Two months into dating, Darrell let me (and everyone else) know that I was going to be his wife (if you’re surprised, Imagine how I felt). After that, we decided that (Lord willing) we wanted to get married and start a life together whenever God allowed. We would spend hours on the phone dreaming of what God had in store for the rest of our lives. We talked about finally being able to just hold each other as we go to sleep, being able to wake up and look over and … Bam! – there is nothing like waking up next to the one that you truly love- we would see each other smile and live happily ever after. We dreamed of our home, our children… we imagined the testimony that we could tell other young people, our true testimony of how good God really is. Three years of dreaming and hoping and wishing. There were so many times we just wanted to get hitched already. There were so many times that we questioned why we vowed purity in the first place. We worked so hard, and we prayed even harder. We waited and we dreamed and one day, God made a way.
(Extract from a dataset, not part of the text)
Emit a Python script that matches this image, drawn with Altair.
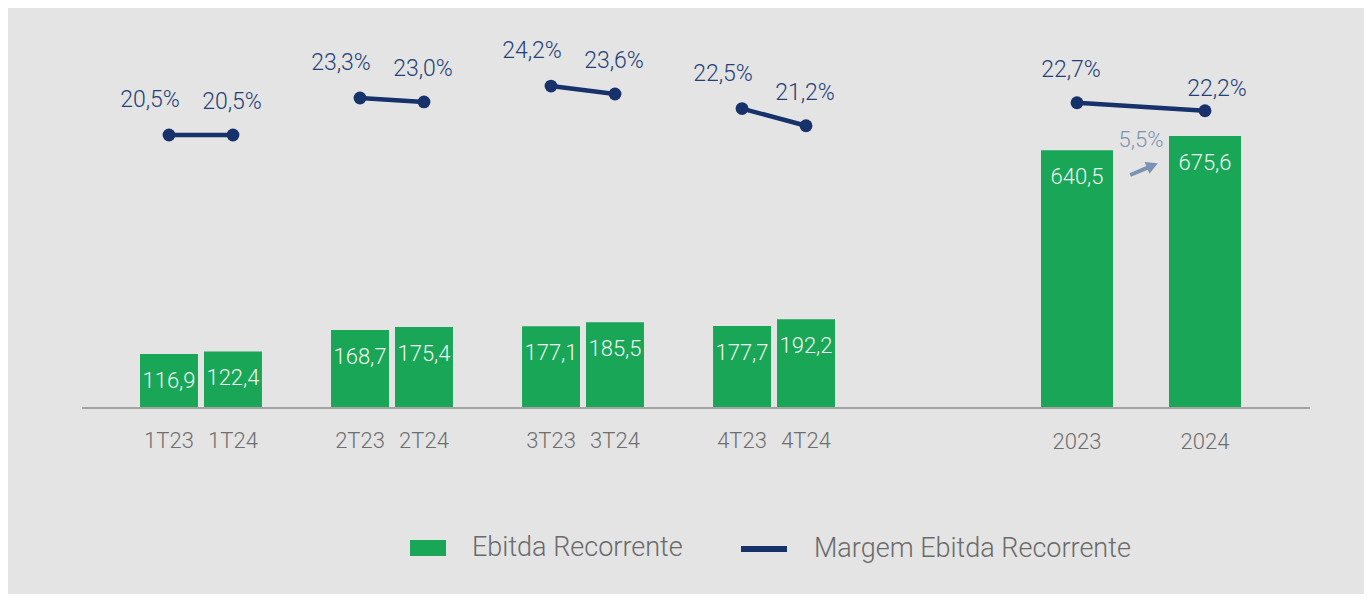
import altair as alt
import pandas as pd

# ---------------- data ----------------
rotulos_trim = ["1T23", "1T24", "2T23", "2T24", "3T23", "3T24", "4T23", "4T24"]
ebitda_trim = [116.9, 122.4, 168.7, 175.4, 177.1, 185.5, 177.7, 192.2]
margem_trim = [20.5, 20.5, 23.3, 23.0, 24.2, 23.6, 22.5, 21.2]
anos = ["2023", "2024"]
ebitda_ano = [640.5, 675.6]
margem_ano = [22.7, 22.2]
serie_barra = "Ebitda Recorrente"
serie_linha = "Margem Ebitda Recorrente"

# ---------------- style ----------------
BG = "#e4e4e4"
GREEN = "#19a657"
NAVY = "#17316a"
NAVY_TXT = "#263f78"
BAR_TXT = "#eef7f1"
AXIS_TXT = "#6e6e6e"
ANNOT = "#7d91b3"
FONT = "Roboto, Liberation Sans, sans-serif"
W = 300
ARROW = "M-1,-0.13L0.22,-0.13L0.22,-0.42L1,0L0.22,0.42L0.22,0.13L-1,0.13Z"


def br(v, suf=""):
    return f"{v:.1f}".replace(".", ",") + suf


trim = pd.DataFrame({"rotulo": rotulos_trim, "ebitda": ebitda_trim, "margem": margem_trim})
trim["grupo"] = trim["rotulo"].str[:2]
trim["ano"] = "20" + trim["rotulo"].str[2:]
trim["txt_ebitda"] = trim["ebitda"].map(br)
trim["txt_margem"] = trim["margem"].map(lambda v: br(v, "%"))
trim["serie_b"] = serie_barra
trim["serie_l"] = serie_linha

anual = pd.DataFrame({"ano": anos, "ebitda": ebitda_ano, "margem": margem_ano})
anual["txt_ebitda"] = anual["ebitda"].map(br)
anual["txt_margem"] = anual["margem"].map(lambda v: br(v, "%"))

cresc = (ebitda_ano[1] / ebitda_ano[0] - 1) * 100
anot = pd.DataFrame({"ano": [anos[1]], "ebitda": [ebitda_ano[1]], "base": [ebitda_ano[0]],
                     "txt": [br(cresc, "%")]})

# ---------------- scales ----------------
xq_scale = alt.Scale(range=[55, 756], paddingInner=0.33, paddingOuter=0)
xoff_scale = alt.Scale(paddingInner=0.094, paddingOuter=0.047)
yq_bar = alt.Scale(domain=[0, 840], nice=False, zero=False)
yq_lin = alt.Scale(domain=[-0.12, 29.19], nice=False, zero=False)
xa_scale = alt.Scale(range=[959, 1159], paddingInner=0.4375, paddingOuter=0)
ya_bar = alt.Scale(domain=[0, 963.7], nice=False, zero=False)
ya_lin = alt.Scale(domain=[3.62, 27.87], nice=False, zero=False)

XQ = alt.X("grupo:N", scale=xq_scale, axis=None, sort=None)
XOFF = alt.XOffset("ano:N", scale=xoff_scale)

leg_common = dict(orient="none", title=None, padding=0, symbolOpacity=1, labelLimit=500,
                  labelFont=FONT, labelFontSize=27, labelFontWeight=W, labelColor="#6a6a6a")

# ---------------- quarterly ----------------
qbase = alt.Chart(trim)

q_bar = qbase.mark_bar().encode(
    x=XQ, xOffset=XOFF,
    y=alt.Y("ebitda:Q", scale=yq_bar, axis=None),
    fill=alt.Fill("serie_b:N",
                  scale=alt.Scale(domain=[serie_barra], range=[GREEN]),
                  legend=alt.Legend(legendX=328, legendY=510,
                                    symbolType="M-1,-0.444H1V0.444H-1Z", symbolSize=1296,
                                    symbolStrokeWidth=0, labelOffset=26, **leg_common)),
)
q_bartxt = qbase.mark_text(baseline="middle", dy=27, font=FONT, fontWeight=W, fontSize=22,
                           color=BAR_TXT).encode(
    x=XQ, xOffset=XOFF, y=alt.Y("ebitda:Q", scale=yq_bar, axis=None), text="txt_ebitda:N")
q_cat = qbase.mark_text(baseline="middle", font=FONT, fontWeight=W, fontSize=22,
                        color=AXIS_TXT).encode(
    x=XQ, xOffset=XOFF, y=alt.value(421), text="rotulo:N")

q_line = qbase.mark_line(strokeWidth=4.5).encode(
    x=XQ, xOffset=XOFF,
    y=alt.Y("margem:Q", scale=yq_lin, axis=None),
    detail="grupo:N",
    stroke=alt.Stroke("serie_l:N",
                      scale=alt.Scale(domain=[serie_linha], range=[NAVY]),
                      legend=alt.Legend(legendX=656, legendY=503,
                                        symbolType="stroke", symbolSize=2116, symbolStrokeWidth=6,
                                        labelOffset=24, **leg_common)),
)
q_pts = qbase.mark_circle(size=165, color=NAVY, opacity=1).encode(
    x=XQ, xOffset=XOFF, y=alt.Y("margem:Q", scale=yq_lin, axis=None))
q_lab23 = qbase.transform_filter(alt.datum.ano == "2023").mark_text(
    baseline="middle", dx=-19, dy=-35, font=FONT, fontWeight=W, fontSize=23, color=NAVY_TXT).encode(
    x=XQ, xOffset=XOFF, y=alt.Y("margem:Q", scale=yq_lin, axis=None), text="txt_margem:N")
q_lab24 = qbase.transform_filter(alt.datum.ano == "2024").mark_text(
    baseline="middle", dx=-1, dy=-33, font=FONT, fontWeight=W, fontSize=23, color=NAVY_TXT).encode(
    x=XQ, xOffset=XOFF, y=alt.Y("margem:Q", scale=yq_lin, axis=None), text="txt_margem:N")

quarter = alt.layer(
    alt.layer(q_bar, q_bartxt, q_cat),
    alt.layer(q_line, q_pts, q_lab23, q_lab24),
).resolve_scale(y="independent")

# ---------------- annual ----------------
XA = alt.X("ano:N", scale=xa_scale, sort=None,
           axis=alt.Axis(title=None, domain=False, ticks=False, tickSize=0,
                         labelAngle=0, labelFont=FONT, labelFontWeight=W, labelFontSize=22,
                         labelColor=AXIS_TXT, labelPadding=33, labelBaseline="middle", grid=False))
abase = alt.Chart(anual)
a_bar = abase.mark_bar(color=GREEN).encode(x=XA, y=alt.Y("ebitda:Q", scale=ya_bar, axis=None))
a_bartxt = abase.mark_text(baseline="middle", dy=27, font=FONT, fontWeight=W, fontSize=22,
                           color=BAR_TXT).encode(
    x=XA, y=alt.Y("ebitda:Q", scale=ya_bar, axis=None), text="txt_ebitda:N")
a_base = abase.mark_rule(color="#a3a3a3", strokeWidth=2).encode(
    y=alt.Y(datum=0, scale=ya_bar, axis=None))
a_anot = alt.Chart(anot).mark_text(baseline="middle", dx=-64, dy=4, font=FONT, fontWeight=W,
                                   fontSize=22, color=ANNOT).encode(
    x=XA, y=alt.Y("ebitda:Q", scale=ya_bar, axis=None), text="txt:N")
a_seta = alt.Chart(anot).mark_point(shape=ARROW, filled=True, size=900, angle=337, opacity=1,
                                    color=ANNOT, strokeWidth=0).encode(
    x=XA, y=alt.Y("base:Q", scale=ya_bar, axis=None),
    xOffset=alt.value(-25), yOffset=alt.value(19))

a_line = abase.mark_line(strokeWidth=4.5, color=NAVY).encode(
    x=XA, y=alt.Y("margem:Q", scale=ya_lin, axis=None))
a_pts = abase.mark_circle(size=165, color=NAVY, opacity=1).encode(
    x=XA, y=alt.Y("margem:Q", scale=ya_lin, axis=None))
a_lab23 = abase.transform_filter(alt.datum.ano == "2023").mark_text(
    baseline="middle", dx=-6, dy=-33, font=FONT, fontWeight=W, fontSize=23, color=NAVY_TXT).encode(
    x=XA, y=alt.Y("margem:Q", scale=ya_lin, axis=None), text="txt_margem:N")
a_lab24 = abase.transform_filter(alt.datum.ano == "2024").mark_text(
    baseline="middle", dx=12, dy=-22, font=FONT, fontWeight=W, fontSize=23, color=NAVY_TXT).encode(
    x=XA, y=alt.Y("margem:Q", scale=ya_lin, axis=None), text="txt_margem:N")

annual = alt.layer(
    alt.layer(a_bar, a_bartxt, a_base, a_anot, a_seta),
    alt.layer(a_line, a_pts, a_lab23, a_lab24),
).resolve_scale(y="independent")

chart = alt.layer(quarter, annual).resolve_scale(x="independent", y="independent").properties(
    width=1228, height=388,
    padding={"left": 74, "top": 12, "right": 54, "bottom": 186},
    autosize=alt.AutoSizeParams(type="none"),
).configure(background=BG).configure_view(stroke=None)

chart.save("out.html", embed_options={"renderer": "svg", "actions": False})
After we got married, we would think back to those nights; so close, yet so far away. When we could hear each other breathing through the phone but we couldn’t touch or cuddle or wake up together. When we finally got married and we finally got that chance, you can bet that we definitely took advantage of it. All of the waiting and the work had finally paid off. That’s why we try to cuddle every night. Because we craved each other’s closeness for so long and now that we have it, we aren’t going to waste a minute. I almost feel empty when my husband’s arms aren’t wrapped around me when I go to sleep. Yes, I am definitely spoiled; but, I’m also blessed and I’m not letting it go to waste.
So that’s it, that’s how we cuddle every night. We think back to the time when cuddling every night (or period) wasn’t possible. We also remember, that the next day isn’t promised; and we want to savor every single day (and night) that we have together.
It may be cliche, and I’m sure older people will snort and say that we’re naive and that the honeymoon period won’t last forever but… I’m praying that even when the honeymoon period does end, the love won’t (and neither will the cuddling).